By the beginning of 1944, the Red Army clearly had the initiative on the Eastern Front; moreover, since the beginning of the second period, the Soviet Union also had strong allies who could provide assistance in two ways: the United States and Great Britain. The main factor in the alliance had been the entry of the United States into World War II since the Japanese attack on Pearl Harbor in December 1941. As the Soviet Union saw it, the most important contribution which these allies could make to her strategically would be to open a second Front against the Germans. Although this was not to happen during the first period, they did contribute in two other ways. They commenced Lend-Lease aid, although this would not amount to sufficient quantities to affect Soviet operations until late 1943 and 1944. They also opened indirect attacks on Germany through the initiation of the strategic bombing campaign against Germany proper and commencing offensives and landings against Axis forces in North Africa (at the beginning of the Soviet's second period). The invasions of Sicily and Italy followed in the second period, knocking Italy out of its alliance with Germany and diverting German forces to defend in Italy.

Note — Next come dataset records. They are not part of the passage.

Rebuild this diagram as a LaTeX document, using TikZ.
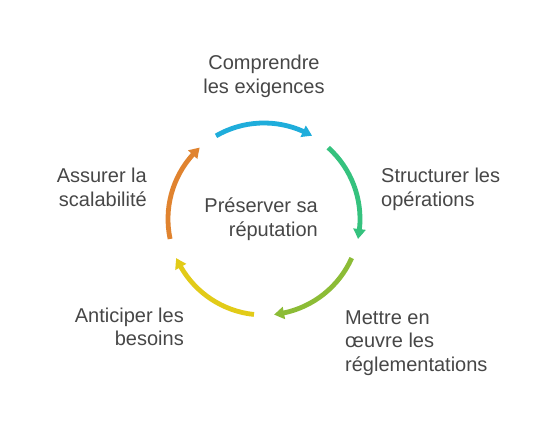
\documentclass[tikz,border=0pt]{standalone}
\usepackage{fontspec}
\setmainfont{Liberation Sans}
\usetikzlibrary{arrows.meta,bending,calc}
\definecolor{cblue}{HTML}{1FADDB}
\definecolor{cgreen}{HTML}{35C27E}
\definecolor{clime}{HTML}{8CBC36}
\definecolor{cyellow}{HTML}{E2CB18}
\definecolor{corange}{HTML}{E0832F}
\definecolor{ctext}{HTML}{474747}
\tikzset{
  lbl/.style={inner sep=0pt, text=ctext, font=\fontsize{20}{23.5}\selectfont},
  seg/.style={line width=4.8pt, -{Triangle[length=10pt,width=12pt,bend]}},
}
\begin{document}
\begin{tikzpicture}[x=1pt,y=-1pt]
\useasboundingbox (0,0) rectangle (553,435);
\fill[white] (0,0) rectangle (553,435);
\coordinate (C) at (264,219);
\foreach \k/\col in {0/cblue,1/cgreen,2/clime,3/cyellow,4/corange}{
  \pgfmathsetmacro\sa{120-72*\k}
  \pgfmathsetmacro\ea{60-72*\k}
  \coordinate (s\k) at ($(C)+(\sa:96pt)$);
  \draw[seg,draw=\col] (s\k) arc[start angle=\sa,end angle=\ea,radius=96pt];
}
\node[lbl,align=center,anchor=base] (t1) at (264,93.5) {Comprendre\\les exigences};
\node[lbl,align=left,anchor=base west] (t2) at (381,206.5) {Structurer les\\opérations};
\node[lbl,align=left,anchor=base west] (t3) at (345,371) {Mettre en\\œuvre les\\réglementations};
\node[lbl,align=right,anchor=base east] (t4) at (184,345.5) {Anticiper les\\besoins};
\node[lbl,align=right,anchor=base east] (t5) at (147,206.5) {Assurer la\\scalabilité};
\node[lbl,align=right,anchor=base east] (tc) at (318,236.5) {Préserver sa\\réputation};
\end{tikzpicture}
\end{document}
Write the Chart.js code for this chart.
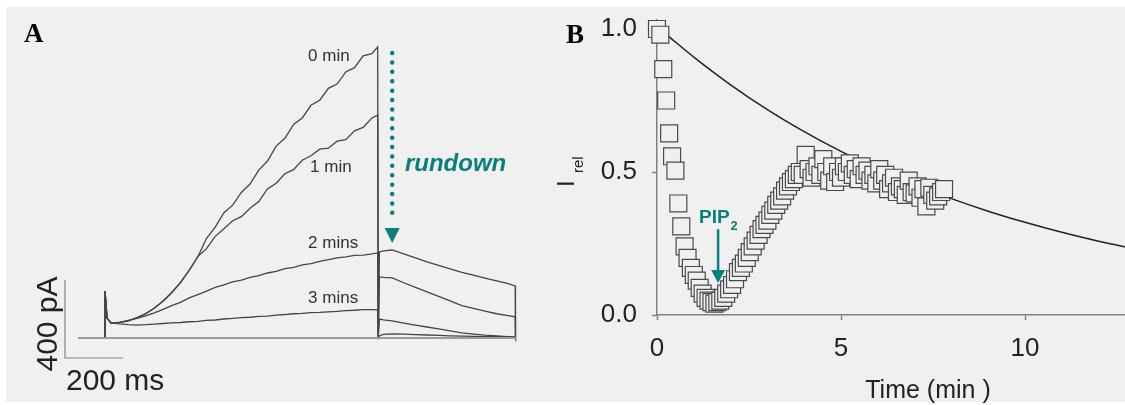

The invasion of Sicily may also have contributed to the German decision to break off its Kursk offensives as well in July 1943. Moreover, by the end of the second period of the war, the Allies had finalized their plans for the opening of the Second Front directly by landing in northern and southern France in May 1944, and the Soviet leadership had been so informed at the Teheran Conference in November 1943. Indeed, just the threat of the invasion had been sufficient to act as a distraction to the Germans by this time, and Lend-Lease aid had now entered the Soviet armed forces in quantity.
In the third period of the war, therefore, the Soviet Union held the strategic initiative, and the year opened with the first two of what would come to be known as the Ten Destructive Blows of 1944: Leningrad and the Ukraine. The offensive at Leningrad commenced on 14 January 1944 and ground to a halt on 1 March with the German siege of Leningrad broken, the German Sixteenth and Eighteenth Armies defeated, Soviet advances of up to 200 kilometers, and Soviet forces on the border of Estonia. The blow in the Ukraine commenced on 24 January 1944, lasting until mid-April, and involved all of the fronts in the Ukraine. Finally, the various fronts were ordered by Stavka to go on the defensive between 17 April and 6 May to prepare for the summer offensive.